Every police officer is issued with a badge, which has an identification number and an identification card. Before submitting to questioning or arrest by any person claiming to be a law enforcement officer, journalists must:

  1. Demand to know the full name of the person(s);
  2. Request an identification badge and police identification card;

Journalists should refuse to be questioned or arrested by a member of the CIO, unless if they wish to speak to the person concerned, but this should preferably be in the presence of a lawyer.

An arrest by a member of the CIO, for a statutory offence is not lawful, and amounts to illegal detention. When reporting in the media, it is important therefore to accurately describe the denial of liberty as unlawful detention and not an arrest. A person that has been unlawfully detained is entitled to immediate release, if an appropriate application is made to the High Court.

In order to deter such common and deplorable behaviour, members of the CIO must be sued for damages for unlawful detention, and in particular, special punitive damages as well as costs must be sought.3

Reasonable Suspicion
The ability to arrest individuals by the police is restricted. No arrest should be made unless if the arresting police officer has a reasonable suspicion that an offence has been committed. In other words, there must be in existence sufficiently reasonable facts or basis for suspecting that an offence has been committed or is about to be committed.

There have been worrying instances of the arresting officers stating (in court of all places) that they were merely sent to arrest an individual, and they themselves were not aware of the precise reason for the arrest, and had not satisfied themselves that there was in existence a reasonable suspicion of an offence having been committed.4

Though in practice it seldom happens that arresting police officers will listen to protestations, and enquiries about whether they believe that an offence has been committed, journalists should be more assertive. The benefit arising from such assertiveness is that either the arrest will not be carried out, or damages for unlawful detention will be increased on the basis of the facts of the matter.

48 Hour Moratorium
The police are entitled to arrest and detain an individual, on the basis of a reasonable suspicion that an offence has been committed, for a maximum of 48 hours, after which they are obliged to refer the matter to the Magistrate court for initial remand, or to release the arrested person. Any detention beyond the stipulated time frame automatically amounts to unlawful detention, unless if the police successfully apply to a magistrate for a warrant of further detention. Detentions past the permissible 48 hours should result in lawsuits against the police. This will hopefully discourage unlawful conduct from the police.

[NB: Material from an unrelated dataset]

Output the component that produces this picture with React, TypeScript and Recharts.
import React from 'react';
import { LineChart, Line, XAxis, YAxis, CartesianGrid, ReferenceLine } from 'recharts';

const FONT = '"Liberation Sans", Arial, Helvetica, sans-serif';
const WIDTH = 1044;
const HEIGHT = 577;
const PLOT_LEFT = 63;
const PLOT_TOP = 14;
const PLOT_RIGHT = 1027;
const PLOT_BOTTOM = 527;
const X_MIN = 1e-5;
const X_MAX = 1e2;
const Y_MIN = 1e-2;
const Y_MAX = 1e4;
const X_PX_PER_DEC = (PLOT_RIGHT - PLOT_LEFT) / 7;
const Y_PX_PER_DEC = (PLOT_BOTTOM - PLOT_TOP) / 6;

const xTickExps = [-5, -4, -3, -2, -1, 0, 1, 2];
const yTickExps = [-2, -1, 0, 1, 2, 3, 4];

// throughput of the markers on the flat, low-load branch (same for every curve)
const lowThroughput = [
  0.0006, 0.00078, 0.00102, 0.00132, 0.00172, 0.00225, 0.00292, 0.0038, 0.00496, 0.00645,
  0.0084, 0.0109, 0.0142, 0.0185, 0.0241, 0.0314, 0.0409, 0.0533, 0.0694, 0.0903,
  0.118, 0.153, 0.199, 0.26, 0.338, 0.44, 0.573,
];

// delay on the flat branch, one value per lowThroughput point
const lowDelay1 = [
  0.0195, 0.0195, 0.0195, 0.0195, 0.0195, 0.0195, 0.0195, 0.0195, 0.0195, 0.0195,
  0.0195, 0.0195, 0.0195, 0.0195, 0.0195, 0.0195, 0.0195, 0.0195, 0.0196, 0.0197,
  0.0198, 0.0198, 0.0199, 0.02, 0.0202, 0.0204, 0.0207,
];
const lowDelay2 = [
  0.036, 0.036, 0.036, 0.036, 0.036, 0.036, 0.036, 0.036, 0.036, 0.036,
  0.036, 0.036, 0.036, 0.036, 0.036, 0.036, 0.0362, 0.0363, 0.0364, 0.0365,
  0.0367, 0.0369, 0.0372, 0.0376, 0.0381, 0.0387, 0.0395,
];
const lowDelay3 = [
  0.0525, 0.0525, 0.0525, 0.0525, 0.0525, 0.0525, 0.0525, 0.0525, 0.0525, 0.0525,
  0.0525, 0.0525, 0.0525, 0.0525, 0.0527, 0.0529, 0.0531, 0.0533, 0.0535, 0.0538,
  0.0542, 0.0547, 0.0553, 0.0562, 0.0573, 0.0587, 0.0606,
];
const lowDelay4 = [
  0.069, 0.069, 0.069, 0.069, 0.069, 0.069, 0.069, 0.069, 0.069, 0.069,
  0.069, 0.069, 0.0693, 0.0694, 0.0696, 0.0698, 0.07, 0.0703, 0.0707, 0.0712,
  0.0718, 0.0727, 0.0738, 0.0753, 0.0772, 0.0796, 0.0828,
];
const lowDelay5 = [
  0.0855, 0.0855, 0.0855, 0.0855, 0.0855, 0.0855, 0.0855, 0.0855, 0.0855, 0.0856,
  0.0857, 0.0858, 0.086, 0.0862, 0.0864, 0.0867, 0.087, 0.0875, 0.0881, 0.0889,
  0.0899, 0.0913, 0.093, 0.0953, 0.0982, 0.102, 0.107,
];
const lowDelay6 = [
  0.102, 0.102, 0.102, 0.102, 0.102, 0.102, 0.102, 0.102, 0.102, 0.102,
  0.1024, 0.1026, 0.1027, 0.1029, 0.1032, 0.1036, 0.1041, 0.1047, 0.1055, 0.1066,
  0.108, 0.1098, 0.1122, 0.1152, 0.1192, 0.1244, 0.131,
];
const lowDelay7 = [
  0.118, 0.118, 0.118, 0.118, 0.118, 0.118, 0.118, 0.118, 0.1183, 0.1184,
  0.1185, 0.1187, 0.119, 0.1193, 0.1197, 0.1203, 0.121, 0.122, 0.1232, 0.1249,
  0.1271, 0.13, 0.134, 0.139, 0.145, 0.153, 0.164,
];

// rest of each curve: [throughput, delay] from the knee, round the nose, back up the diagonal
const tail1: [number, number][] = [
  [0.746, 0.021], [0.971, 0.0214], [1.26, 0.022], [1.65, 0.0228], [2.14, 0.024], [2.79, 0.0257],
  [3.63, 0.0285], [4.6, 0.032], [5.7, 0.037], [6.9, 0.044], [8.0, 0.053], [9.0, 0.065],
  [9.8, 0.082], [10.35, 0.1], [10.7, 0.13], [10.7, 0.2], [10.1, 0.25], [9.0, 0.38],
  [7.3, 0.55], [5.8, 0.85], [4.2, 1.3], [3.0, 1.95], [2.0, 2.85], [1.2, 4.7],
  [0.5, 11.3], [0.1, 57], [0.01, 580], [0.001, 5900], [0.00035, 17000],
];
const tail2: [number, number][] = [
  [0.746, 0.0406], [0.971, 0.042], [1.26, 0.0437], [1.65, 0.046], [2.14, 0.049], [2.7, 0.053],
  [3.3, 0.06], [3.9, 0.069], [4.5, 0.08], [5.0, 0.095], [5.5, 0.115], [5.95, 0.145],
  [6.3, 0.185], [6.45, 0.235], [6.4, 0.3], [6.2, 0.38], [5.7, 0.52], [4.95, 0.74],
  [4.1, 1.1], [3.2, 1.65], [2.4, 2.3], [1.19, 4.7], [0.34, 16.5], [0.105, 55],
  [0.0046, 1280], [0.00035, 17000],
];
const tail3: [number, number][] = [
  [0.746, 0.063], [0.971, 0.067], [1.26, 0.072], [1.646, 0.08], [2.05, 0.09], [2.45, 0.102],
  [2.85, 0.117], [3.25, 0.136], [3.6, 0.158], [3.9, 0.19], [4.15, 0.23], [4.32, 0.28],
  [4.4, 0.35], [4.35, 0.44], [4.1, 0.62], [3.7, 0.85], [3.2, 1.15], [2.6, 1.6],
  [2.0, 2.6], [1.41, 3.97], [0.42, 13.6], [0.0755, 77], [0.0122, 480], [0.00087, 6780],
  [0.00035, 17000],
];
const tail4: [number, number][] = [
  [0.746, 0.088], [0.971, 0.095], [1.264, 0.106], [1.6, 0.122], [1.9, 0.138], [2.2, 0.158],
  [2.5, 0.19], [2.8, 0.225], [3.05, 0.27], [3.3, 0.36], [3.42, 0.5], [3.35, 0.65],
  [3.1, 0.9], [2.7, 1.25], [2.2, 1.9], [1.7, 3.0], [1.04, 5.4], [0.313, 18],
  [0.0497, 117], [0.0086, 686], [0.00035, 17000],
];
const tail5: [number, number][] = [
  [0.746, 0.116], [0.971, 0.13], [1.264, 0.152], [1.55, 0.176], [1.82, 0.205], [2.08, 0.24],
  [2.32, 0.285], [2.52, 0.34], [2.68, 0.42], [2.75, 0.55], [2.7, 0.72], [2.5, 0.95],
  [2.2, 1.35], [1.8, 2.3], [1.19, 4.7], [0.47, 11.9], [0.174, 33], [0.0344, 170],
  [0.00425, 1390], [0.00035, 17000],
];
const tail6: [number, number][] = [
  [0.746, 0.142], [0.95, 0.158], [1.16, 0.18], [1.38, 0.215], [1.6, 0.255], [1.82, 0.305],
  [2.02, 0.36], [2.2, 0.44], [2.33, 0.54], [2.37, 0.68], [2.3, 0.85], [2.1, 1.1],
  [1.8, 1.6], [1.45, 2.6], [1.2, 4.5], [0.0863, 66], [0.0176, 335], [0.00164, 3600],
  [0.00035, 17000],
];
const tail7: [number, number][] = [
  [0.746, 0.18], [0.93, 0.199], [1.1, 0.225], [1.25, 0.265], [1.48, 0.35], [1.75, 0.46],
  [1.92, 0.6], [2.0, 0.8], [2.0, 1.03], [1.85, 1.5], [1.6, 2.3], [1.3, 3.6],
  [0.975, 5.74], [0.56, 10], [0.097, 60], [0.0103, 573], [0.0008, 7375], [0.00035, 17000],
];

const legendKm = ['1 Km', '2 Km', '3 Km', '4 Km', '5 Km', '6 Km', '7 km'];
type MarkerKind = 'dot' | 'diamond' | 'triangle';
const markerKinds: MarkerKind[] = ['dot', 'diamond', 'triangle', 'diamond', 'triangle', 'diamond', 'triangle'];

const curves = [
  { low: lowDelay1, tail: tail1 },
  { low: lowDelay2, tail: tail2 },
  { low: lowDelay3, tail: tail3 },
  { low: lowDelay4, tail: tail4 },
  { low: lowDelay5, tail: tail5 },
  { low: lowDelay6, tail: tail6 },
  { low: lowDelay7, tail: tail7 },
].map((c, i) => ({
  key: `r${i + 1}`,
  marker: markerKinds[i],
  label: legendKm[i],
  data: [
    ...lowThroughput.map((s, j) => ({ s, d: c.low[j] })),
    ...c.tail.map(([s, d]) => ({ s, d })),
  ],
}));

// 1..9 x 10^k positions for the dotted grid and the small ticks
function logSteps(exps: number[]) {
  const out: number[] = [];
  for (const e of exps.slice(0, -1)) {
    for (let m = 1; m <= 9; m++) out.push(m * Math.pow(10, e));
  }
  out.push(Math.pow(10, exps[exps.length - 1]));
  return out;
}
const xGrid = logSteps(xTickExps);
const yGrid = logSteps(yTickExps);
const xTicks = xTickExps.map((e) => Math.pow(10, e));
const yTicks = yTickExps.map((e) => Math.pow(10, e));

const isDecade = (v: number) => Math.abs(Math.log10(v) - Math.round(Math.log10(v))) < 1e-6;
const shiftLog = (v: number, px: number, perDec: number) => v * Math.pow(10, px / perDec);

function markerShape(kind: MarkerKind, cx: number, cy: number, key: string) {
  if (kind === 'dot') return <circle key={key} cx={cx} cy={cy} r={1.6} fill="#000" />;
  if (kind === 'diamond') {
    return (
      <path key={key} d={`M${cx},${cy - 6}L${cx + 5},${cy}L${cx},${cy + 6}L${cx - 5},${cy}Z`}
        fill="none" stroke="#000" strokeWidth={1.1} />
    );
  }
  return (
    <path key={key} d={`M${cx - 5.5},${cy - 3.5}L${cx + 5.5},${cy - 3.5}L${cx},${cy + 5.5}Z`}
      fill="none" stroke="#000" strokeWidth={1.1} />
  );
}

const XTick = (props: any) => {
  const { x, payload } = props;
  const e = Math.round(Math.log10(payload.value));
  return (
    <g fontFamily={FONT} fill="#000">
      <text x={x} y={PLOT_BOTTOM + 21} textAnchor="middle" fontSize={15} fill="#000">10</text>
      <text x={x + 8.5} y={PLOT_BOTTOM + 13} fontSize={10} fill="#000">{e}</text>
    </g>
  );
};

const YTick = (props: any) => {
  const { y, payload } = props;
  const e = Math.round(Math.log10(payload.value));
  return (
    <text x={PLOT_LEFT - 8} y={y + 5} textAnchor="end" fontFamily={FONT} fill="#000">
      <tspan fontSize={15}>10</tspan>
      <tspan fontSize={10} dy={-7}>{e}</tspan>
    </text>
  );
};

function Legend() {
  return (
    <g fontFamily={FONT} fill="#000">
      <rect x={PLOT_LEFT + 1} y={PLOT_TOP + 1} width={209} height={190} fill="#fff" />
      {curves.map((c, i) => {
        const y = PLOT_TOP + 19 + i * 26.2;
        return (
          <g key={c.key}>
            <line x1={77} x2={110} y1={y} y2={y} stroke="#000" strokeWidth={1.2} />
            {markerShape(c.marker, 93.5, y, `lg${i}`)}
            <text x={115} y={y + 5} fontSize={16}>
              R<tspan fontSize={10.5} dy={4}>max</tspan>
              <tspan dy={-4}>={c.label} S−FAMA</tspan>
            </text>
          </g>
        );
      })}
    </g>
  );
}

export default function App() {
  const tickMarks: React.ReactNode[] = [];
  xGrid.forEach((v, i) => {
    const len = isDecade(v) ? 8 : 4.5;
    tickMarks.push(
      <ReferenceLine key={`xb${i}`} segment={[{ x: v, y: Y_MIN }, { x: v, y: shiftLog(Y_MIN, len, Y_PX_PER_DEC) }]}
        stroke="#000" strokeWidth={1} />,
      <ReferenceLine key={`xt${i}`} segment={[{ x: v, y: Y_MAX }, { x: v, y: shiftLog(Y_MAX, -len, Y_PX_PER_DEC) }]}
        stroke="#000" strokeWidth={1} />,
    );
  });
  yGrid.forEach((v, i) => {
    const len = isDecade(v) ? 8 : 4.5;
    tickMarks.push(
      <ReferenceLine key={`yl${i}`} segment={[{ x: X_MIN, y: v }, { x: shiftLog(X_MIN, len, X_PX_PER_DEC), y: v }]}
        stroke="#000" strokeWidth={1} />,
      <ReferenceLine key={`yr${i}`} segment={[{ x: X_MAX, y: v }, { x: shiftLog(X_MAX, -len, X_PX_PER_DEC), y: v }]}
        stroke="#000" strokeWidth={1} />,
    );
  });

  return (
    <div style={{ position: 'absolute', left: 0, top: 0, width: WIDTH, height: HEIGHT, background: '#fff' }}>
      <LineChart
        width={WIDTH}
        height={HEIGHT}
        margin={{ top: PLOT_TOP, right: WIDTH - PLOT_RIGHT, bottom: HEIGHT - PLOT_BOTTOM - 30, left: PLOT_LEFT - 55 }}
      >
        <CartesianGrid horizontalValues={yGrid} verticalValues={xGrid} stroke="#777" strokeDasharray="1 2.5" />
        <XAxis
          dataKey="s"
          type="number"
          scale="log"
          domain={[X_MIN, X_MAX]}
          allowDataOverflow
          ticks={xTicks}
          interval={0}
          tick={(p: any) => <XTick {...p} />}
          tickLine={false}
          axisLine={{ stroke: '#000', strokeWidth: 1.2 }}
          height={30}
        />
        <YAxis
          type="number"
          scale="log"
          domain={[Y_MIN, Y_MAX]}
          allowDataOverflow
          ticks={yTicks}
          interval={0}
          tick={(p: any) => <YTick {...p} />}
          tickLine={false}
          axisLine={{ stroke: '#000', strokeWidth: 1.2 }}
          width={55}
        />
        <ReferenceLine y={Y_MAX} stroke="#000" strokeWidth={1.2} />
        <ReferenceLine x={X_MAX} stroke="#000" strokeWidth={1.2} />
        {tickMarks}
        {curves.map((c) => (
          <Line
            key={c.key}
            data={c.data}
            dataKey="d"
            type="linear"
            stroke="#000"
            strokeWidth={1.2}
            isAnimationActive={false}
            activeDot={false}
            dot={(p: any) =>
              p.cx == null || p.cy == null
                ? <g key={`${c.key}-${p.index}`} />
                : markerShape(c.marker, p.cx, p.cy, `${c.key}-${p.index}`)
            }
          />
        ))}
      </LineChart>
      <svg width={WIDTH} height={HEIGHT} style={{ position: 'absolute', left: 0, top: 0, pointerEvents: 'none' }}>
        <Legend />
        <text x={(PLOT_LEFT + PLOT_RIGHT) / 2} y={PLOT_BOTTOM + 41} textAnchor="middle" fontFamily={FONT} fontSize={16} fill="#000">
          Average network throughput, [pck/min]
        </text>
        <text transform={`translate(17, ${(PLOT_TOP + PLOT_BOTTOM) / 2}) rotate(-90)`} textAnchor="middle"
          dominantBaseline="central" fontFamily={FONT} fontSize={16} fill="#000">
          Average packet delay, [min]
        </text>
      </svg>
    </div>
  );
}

Pre-trial detention is in principle intended to ensure that the accused person attends court. Arrest and detention for the sake of investigation and forming a suspicion and building a case against an individual is unlawful. Again, this prevalent behaviour needs to be checked by more suits being brought against the police individually and the Minister of Home Affairs.

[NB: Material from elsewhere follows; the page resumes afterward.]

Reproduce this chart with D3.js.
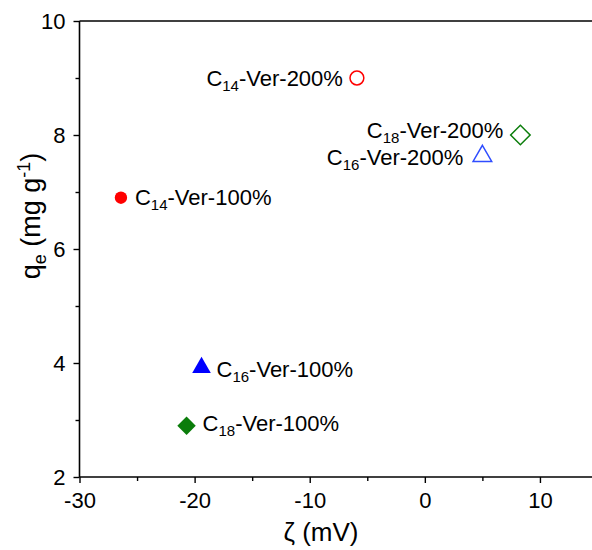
<!DOCTYPE html>
<html>
<head>
<meta charset="utf-8">
<script src="https://cdn.jsdelivr.net/npm/d3@7"></script>
<style>
  body { margin: 0; background: #fff; }
  svg { font-family: "Liberation Sans", Arial, sans-serif; }
</style>
</head>
<body>
<svg id="chart" width="592" height="550"></svg>
<script>
// data
var names   = ["14", "16", "18", "14", "16", "18"];
var loading = ["200%", "200%", "200%", "100%", "100%", "100%"];
var zeta    = [-5.9, 5.0, 8.3, -26.4, -19.4, -20.7];
var qe      = [9.0, 7.63, 8.0, 6.9, 3.92, 2.9];
var xTicks  = [-30, -20, -10, 0, 10];
var yTicks  = [2, 4, 6, 8, 10];

var svg = d3.select("#chart"),
  margin = { left: 79.5, top: 21, bottom: 73 },
  width = 597.5 - margin.left,
  height = 550 - margin.top - margin.bottom,
  g = svg.append("g").attr("transform", "translate(" + margin.left + "," + margin.top + ")");

var x = d3.scaleLinear().domain([-30, 15]).range([0, width]);
var y = d3.scaleLinear().domain([2, 10]).range([height, 0]);

var red = "#ff0000", blue = "#0000ff", blueOpen = "#2f4dff", green = "#0b7d0b";

// marker styles per point
function markStyle(i) {
  var c = names[i] == "14" ? red : names[i] == "16" ? (i < 3 ? blueOpen : blue) : green;
  return { color: c, filled: i >= 3 };
}

// label offsets from the marker (dx, dy, anchor)
var labelPos = [
  [-14, 8, "end"], [-19, 9, "end"], [-17, 3, "end"],
  [14, 7, "start"], [15, 9, "start"], [16, 5, "start"]
];

// axes
g.append("g")
  .attr("transform", "translate(0," + height + ")")
  .call(d3.axisBottom(x).tickValues(xTicks).tickSize(6).tickPadding(9).tickFormat(function(d) { return String(d); }));
g.append("g")
  .call(d3.axisLeft(y).tickValues(yTicks).tickSize(6).tickPadding(8).tickFormat(function(d) { return String(d); }));

// minor ticks
g.append("g")
  .attr("transform", "translate(0," + height + ")")
  .call(d3.axisBottom(x).tickValues([-25, -15, -5, 5, 15]).tickSize(4).tickFormat(""));
g.append("g")
  .call(d3.axisLeft(y).tickValues([3, 5, 7, 9]).tickSize(4).tickFormat(""));

g.selectAll(".domain").remove();
g.selectAll(".tick line").attr("stroke-width", 1.4);
g.selectAll(".tick text").attr("font-size", 22).attr("font-family", "Liberation Sans, Arial, sans-serif").attr("fill", "#000");

// frame: left, bottom and top lines
g.append("line").attr("x1", 0).attr("x2", 0).attr("y1", 0).attr("y2", height)
  .attr("stroke", "#000").attr("stroke-width", 1.6);
g.append("line").attr("x1", 0).attr("x2", width).attr("y1", height).attr("y2", height)
  .attr("stroke", "#000").attr("stroke-width", 1.6);
g.append("line").attr("x1", 0).attr("x2", width).attr("y1", 0).attr("y2", 0)
  .attr("stroke", "#000").attr("stroke-width", 1.6);

// points
var idx = d3.range(zeta.length);
g.append("g").selectAll("path").data(idx).enter().append("path")
  .attr("transform", function(i) {
    var rot = names[i] == "18" ? " rotate(45)" : "";
    return "translate(" + x(zeta[i]) + "," + y(qe[i]) + ")" + rot;
  })
  .attr("d", function(i) {
    var s = markStyle(i);
    if (names[i] == "14") return d3.symbol().type(d3.symbolCircle).size(s.filled ? 120 : 150)();
    if (names[i] == "16") return d3.symbol().type(d3.symbolTriangle).size(150)();
    return d3.symbol().type(d3.symbolSquare).size(s.filled ? 170 : 190)();
  })
  .attr("fill", function(i) { var s = markStyle(i); return s.filled ? s.color : "none"; })
  .attr("stroke", function(i) { return markStyle(i).color; })
  .attr("stroke-width", function(i) { return markStyle(i).filled ? 0 : 1.5; });

// labels with subscripts
var labels = g.append("g").selectAll("text").data(idx).enter().append("text")
  .attr("x", function(i) { return x(zeta[i]) + labelPos[i][0]; })
  .attr("y", function(i) { return y(qe[i]) + labelPos[i][1]; })
  .attr("text-anchor", function(i) { return labelPos[i][2]; })
  .attr("font-size", 22)
  .attr("fill", "#000");
labels.append("tspan").text("C");
labels.append("tspan").attr("font-size", 15).attr("dy", 5).text(function(i) { return names[i]; });
labels.append("tspan").attr("dy", -5).text(function(i) { return "-Ver-" + loading[i]; });

// axis titles
svg.append("text")
  .attr("x", 321).attr("y", 541)
  .attr("text-anchor", "middle")
  .attr("font-size", 26)
  .attr("fill", "#000")
  .text("\u03b6 (mV)");

var yt = svg.append("text")
  .attr("transform", "translate(40,216) rotate(-90)")
  .attr("text-anchor", "middle")
  .attr("font-size", 27)
  .attr("fill", "#000");
yt.append("tspan").text("q");
yt.append("tspan").attr("font-size", 18).attr("dy", 6).text("e");
yt.append("tspan").attr("dy", -6).text(" (mg g");
yt.append("tspan").attr("font-size", 18).attr("dy", -10).text("-1");
yt.append("tspan").attr("dy", 10).text(")");
</script>
</body>
</html>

In addition to buying a copy of the Criminal procedure and Evidence Act, all journalists must in addition familiarise themselves with section 18 of the Constitution. This is the section that lists the rights of all persons accused of committing a criminal offence.


3 There exists a common problem were lawyers that should insist on punitive damages fail to adequately argue in favour, with the result that in many cases, only relatively minor ordinary damages are awarded by the courts. Journalists should insist on their lawyers investing research time into research on punitive damages.

4 The arrest and detention of the Law Society of Zimbabwe President, and Secretary, Mr. Moyo and Mapombere in July 2002, is an example. The police officer in charge of the arrest stated in court that he was not aware of the full and precise reasons for the arrest. Efforts to get the officer who gave the orders were not fruitful. And in an unimaginable judgment, the court in these instances ruled that the arrest and detention was lawful. This was notwithstanding that the charge was also defective as it quoted a non-existent section of POSA. Not that the decision did much for the judiciary's already battered image.